Ground Report | New Delhi: Ceasefire on LOC Kashmir; Marks the first anniversary of the renewal of the 2003 ceasefire agreement between Pakistan and India. The surprise repetition of a ceasefire agreement by the two neighbours from midnight of February 24 last year came as a major relief to the people of border areas along the Line of Control in Jammu and Kashmir.
In September 2016, the armies of the two countries clashed several times after “surgical strikes” in five different locations in Pakistan-administered Kashmir. Meanwhile, after the Line of Control was bombarded from both sides, the citizens faced severe hardship and suffered heavy loss of life and property.
The officials stationed in the northern Kashmir border areas, including Gurez, Uri, Karnah-Tangdhar, say that since the ceasefire agreement came into force, an atmosphere of peace has prevailed in the border areas. “Forgetting the horrible bombings, people are now on the path of progress,” they said, adding that their demands are being met as far as progress is concerned.
The residents of Uri, are happy with the resumption of the agreement and want it to continue. Following the renewal of the ceasefire agreement, life around the Line of Control began to return to normal. Educational and commercial activities were revived, and the tourism industry, which had been in decline for many years, began to flourish again.

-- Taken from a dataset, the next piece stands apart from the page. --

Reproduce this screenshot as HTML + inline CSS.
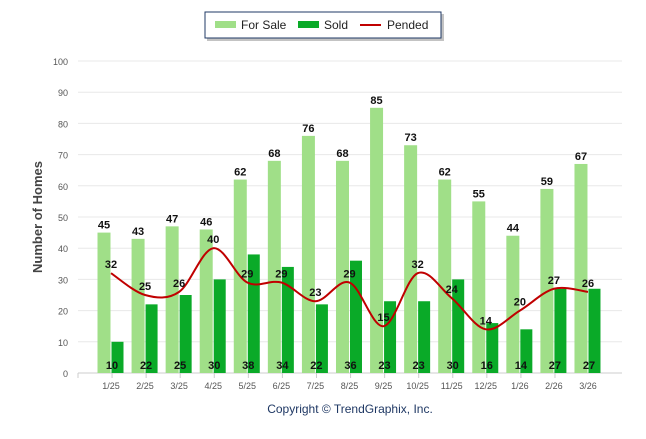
<!DOCTYPE html>
<html><head><meta charset="utf-8"><style>
body{margin:0;background:#fff;font-family:"Liberation Sans",Arial,sans-serif}
svg text{font-family:"Liberation Sans",Arial,sans-serif}
</style></head><body>
<svg id="chart" width="646" height="434" xmlns="http://www.w3.org/2000/svg">
<g>
<rect x="207" y="14" width="237" height="27" fill="#888" opacity="0.5"/>
<rect x="205" y="12" width="236" height="26" fill="#fff" stroke="#1f3864" stroke-width="1"/>
<rect x="215" y="21" width="21" height="7" fill="#a0df88"/>
<text x="241" y="29" font-size="12" fill="#222">For Sale</text>
<rect x="298" y="21" width="21" height="7" fill="#0aaa28"/>
<text x="324" y="29" font-size="12" fill="#222">Sold</text>
<rect x="360" y="24" width="21" height="2" fill="#c00000"/>
<text x="387" y="29" font-size="12" fill="#222">Pended</text>
</g>
<text transform="translate(42,217) rotate(-90)" text-anchor="middle" font-size="13" font-weight="bold" fill="#444">Number of Homes</text>
<text x="350" y="413" text-anchor="middle" font-size="12" fill="#1f3864">Copyright © TrendGraphix, Inc.</text>
<g id="grid"></g><g id="bars"></g><g id="line"></g><g id="labels"></g>
</svg>
<script>
const categories=["1/25","2/25","3/25","4/25","5/25","6/25","7/25","8/25","9/25","10/25","11/25","12/25","1/26","2/26","3/26"];
const forSale=[45,43,47,46,62,68,76,68,85,73,62,55,44,59,67];
const sold=[10,22,25,30,38,34,22,36,23,23,30,16,14,27,27];
const pended=[32,25,26,40,29,29,23,29,15,32,24,14,20,27,26];
const yTicks=[0,10,20,30,40,50,60,70,80,90,100];
const NS="http://www.w3.org/2000/svg";
const y=v=>373-v*3.12;
const x=i=>111+i*34.07;
function mk(t,a,p){const e=document.createElementNS(NS,t);for(const k in a)e.setAttribute(k,a[k]);p.appendChild(e);return e;}
const grid=document.getElementById('grid'),bars=document.getElementById('bars'),line=document.getElementById('line'),labels=document.getElementById('labels');
yTicks.forEach(t=>{
 const g=mk('line',{x1:78,x2:622,y1:y(t),y2:y(t),stroke:t===0?'#ccc':'#e8e8e8','stroke-width':1},grid);
 
 
 const l=mk('text',{x:68,y:y(t)+4,'text-anchor':'end','font-size':9,fill:'#555'},grid);l.textContent=t;
 
 
});
categories.forEach((c,i)=>{
 const tk=mk('line',{x1:x(i)-33,x2:x(i)-33,y1:373,y2:378,stroke:'#ccc'},grid);
 
 
 const t=mk('text',{x:x(i),y:389,'text-anchor':'middle','font-size':9,fill:'#555'},grid);t.textContent=c;
 
 
 const b1=mk('rect',{x:x(i)-13.5,y:y(forSale[i]),width:13,height:373-y(forSale[i]),fill:'#a0df88'},bars);
 
 
 const b2=mk('rect',{x:x(i)+0.5,y:y(sold[i]),width:12,height:373-y(sold[i]),fill:'#0aaa28'},bars);
 
 
 const l1=mk('text',{x:x(i)-7,y:y(forSale[i])-4,'text-anchor':'middle','font-size':11,'font-weight':'bold',fill:'#111'},labels);l1.textContent=forSale[i];
 
 
 const l2=mk('text',{x:x(i)+1,y:369,'text-anchor':'middle','font-size':11,'font-weight':'bold',fill:'#111'},labels);l2.textContent=sold[i];
 
 
 const l3=mk('text',{x:x(i),y:y(pended[i])-5,'text-anchor':'middle','font-size':11,'font-weight':'bold',fill:'#111'},labels);l3.textContent=pended[i];
 
 
});
const pts=pended.map((v,i)=>[x(i),y(v)]);
let d='M'+pts[0][0]+','+pts[0][1];
for(let i=0;i<pts.length-1;i++){
 const p0=pts[Math.max(0,i-1)],p1=pts[i],p2=pts[i+1],p3=pts[Math.min(pts.length-1,i+2)];
 const c1=[p1[0]+(p2[0]-p0[0])/6,p1[1]+(p2[1]-p0[1])/6],c2=[p2[0]-(p3[0]-p1[0])/6,p2[1]-(p3[1]-p1[1])/6];
 d+=' C'+c1+' '+c2+' '+p2;
}
const pl=mk('path',{d:d,fill:'none',stroke:'#c00000','stroke-width':2},line);


</script>
</body></html>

Farooq Khatana, a citizen associated with the tourism sector, said that the tourism industry has improved a lot in the past year.
He said: “The ceasefire in the LOC over the last year if viewed in the context of tourism, has seen a significant increase in tourism. Not only has business on both sides of the LOC flourished, but business in general, especially tourism, has grown.

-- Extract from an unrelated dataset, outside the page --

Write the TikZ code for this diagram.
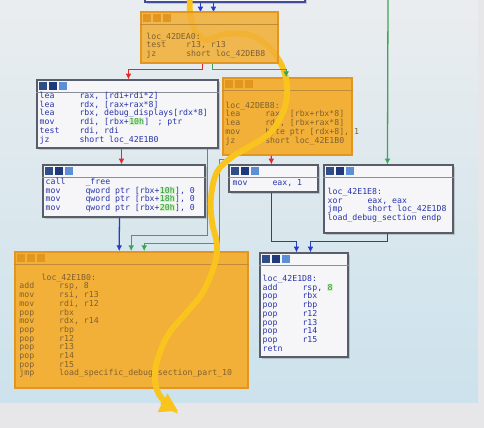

Farooq added: “Kashmiris from both sides are happy that the ceasefire agreement is a good decision and we are hopeful that the ceasefire agreement will be extended in the future.” (Ceasefire on LOC Kashmir)

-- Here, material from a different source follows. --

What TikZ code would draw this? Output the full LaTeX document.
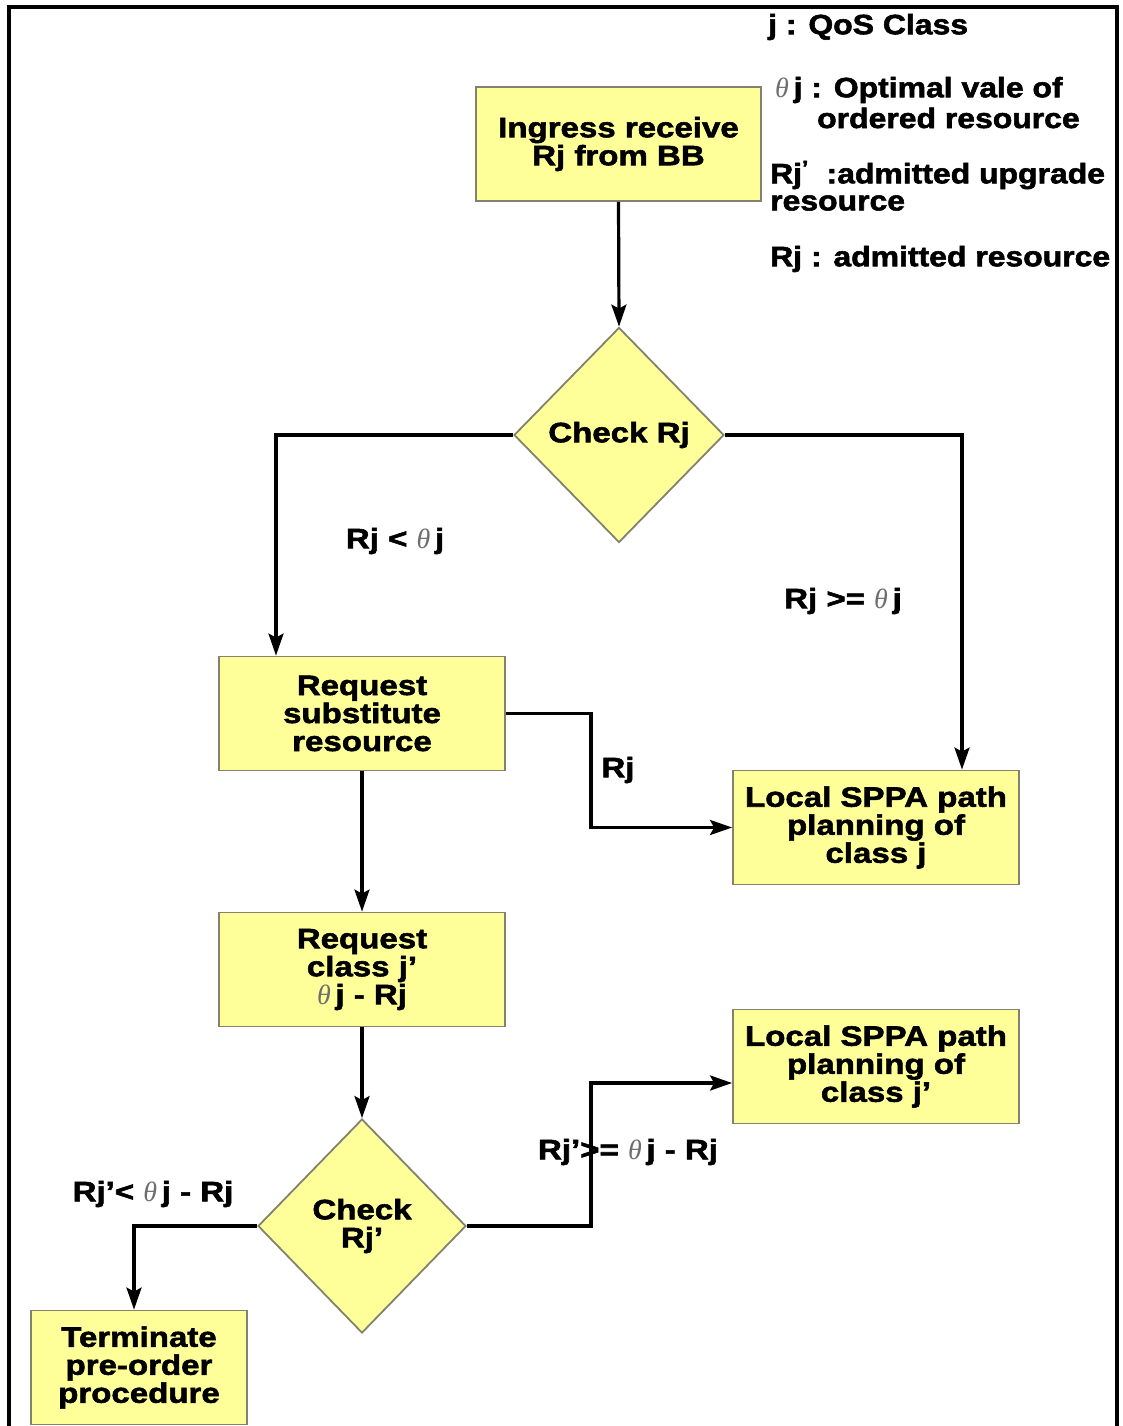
\documentclass[tikz,border=0pt]{standalone}
\usepackage{fontspec}
\setmainfont{Liberation Sans}
\newfontfamily\lblfont{Liberation Sans Bold}[FakeStretch=1.18,FakeBold=2]
\newfontfamily\lgdfont{Liberation Sans Bold}[FakeStretch=1.14,FakeBold=2]
\newfontfamily\thetafont{Liberation Serif Italic}
\usetikzlibrary{shapes.geometric,arrows.meta}
\definecolor{boxfill}{RGB}{255,255,153}
\definecolor{boxborder}{RGB}{130,130,110}
\definecolor{thetagray}{RGB}{110,110,110}
\newcommand\tht{{\thetafont\color{thetagray}θ}\,}
\tikzset{
  txt/.style={font=\lblfont\fontsize{28}{28}\selectfont, align=center, inner sep=0pt},
  stepbox/.style={txt, draw=boxborder, fill=boxfill, line width=1.8pt, minimum width=286pt, minimum height=114pt},
  decision/.style={txt, diamond, draw=boxborder, fill=boxfill, line width=1.8pt, minimum width=210pt, minimum height=215pt},
  arr/.style={line width=3.2pt, -{Stealth[length=22pt,width=15pt,inset=4pt]}},
  lgd/.style={txt, font=\lgdfont\fontsize{28}{28}\selectfont, anchor=west, align=left},
}
\begin{document}
\begin{tikzpicture}[x=1pt,y=-1pt]
\useasboundingbox (0,0) rectangle (1122,1426);
\fill[white] (0,0) rectangle (1122,1426);
\draw[line width=3.2pt] (9,1426) -- (9,7) -- (1117,7) -- (1117,1426);

% legend
\node[lgd] (l1) at (768,27) {j : QoS Class};
\node[lgd] (l2) at (775,90) {\tht j : Optimal vale of};
\node[lgd] (l3) at (817,118) {ordered resource};
\node[lgd] (l4) at (770,175) {Rj\textsuperscript{’}\ \ :admitted upgrade};
\node[lgd] (l5) at (770,203) {resource};
\node[lgd] (l6) at (770,259) {Rj : admitted resource};

% nodes
\node[stepbox, minimum width=285pt] (b1) at (618.5,144) {Ingress receive\\Rj from BB};
\node[decision] (d1) at (619,435) {Check Rj};
\node[stepbox] (b2) at (362,713.5) {Request\\substitute\\resource};
\node[stepbox] (b3) at (876,827.5) {Local SPPA path\\planning of\\class j};
\node[stepbox] (b4) at (362,969.5) {Request\\class j’\\\tht j - Rj};
\node[decision, minimum width=208pt, minimum height=214pt] (d2) at (362,1226) {Check\\Rj’};
\node[stepbox] (b5) at (876,1066.5) {Local SPPA path\\planning of\\class j’};
\node[stepbox, minimum width=216pt] (b6) at (139,1367.5) {Terminate\\pre-order\\procedure};

% connectors
\draw[arr] (b1.south) -- (d1.north);
\draw[arr] (d1.west) -| ([xshift=-86pt]b2.north);
\draw[arr] (d1.east) -| ([xshift=86pt]b3.north);
\draw[arr] (b2.east) -- ++(85,0) |- (b3.west);
\draw[arr] (b2.south) -- (b4.north);
\draw[arr] (b4.south) -- (d2.north);
\draw[arr] (d2.east) -- ++(124,0) |- ([yshift=-16.5pt]b5.west);
\draw[arr] (d2.west) -| ([xshift=-5pt]b6.north);

% edge labels
\node[txt] (e1) at (395,541) {Rj < \tht j};
\node[txt] (e2) at (843,601) {Rj >= \tht j};
\node[txt] (e3) at (618,770) {Rj};
\node[txt] (e4) at (628,1152) {Rj’>= \tht j - Rj};
\node[txt] (e5) at (153,1194) {Rj’< \tht j - Rj};
\end{tikzpicture}
\end{document}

Locals said that after the ceasefire, normality was restored in the area, people began to rebuild their houses that were destroyed during the shooting, and educational and commercial activities in the area were restored.
“It’s been a year since the bombing,” he said. Our children study properly, our lives are quiet. When there are bombings, we are also affected, the children are also affected. They don’t know how to read, they don’t know how to read.
He added: “They told us that the government was going to make us a front (security bunker) but nobody came to us to make a bunker. Of course, don’t give us fronts, give us peace. There should be no bombing in our area because it keeps our children illiterate.
According to the official figures, there were 4,645 ceasefire violations in 2020, 3,168 in 2019 and 1,629 in 2018. In 2020, till the agreement came into effect, there were 592 ceasefire violations.
The security forces have attributed the less infiltration attempts from across the LoC in the past year to the ceasefire as well.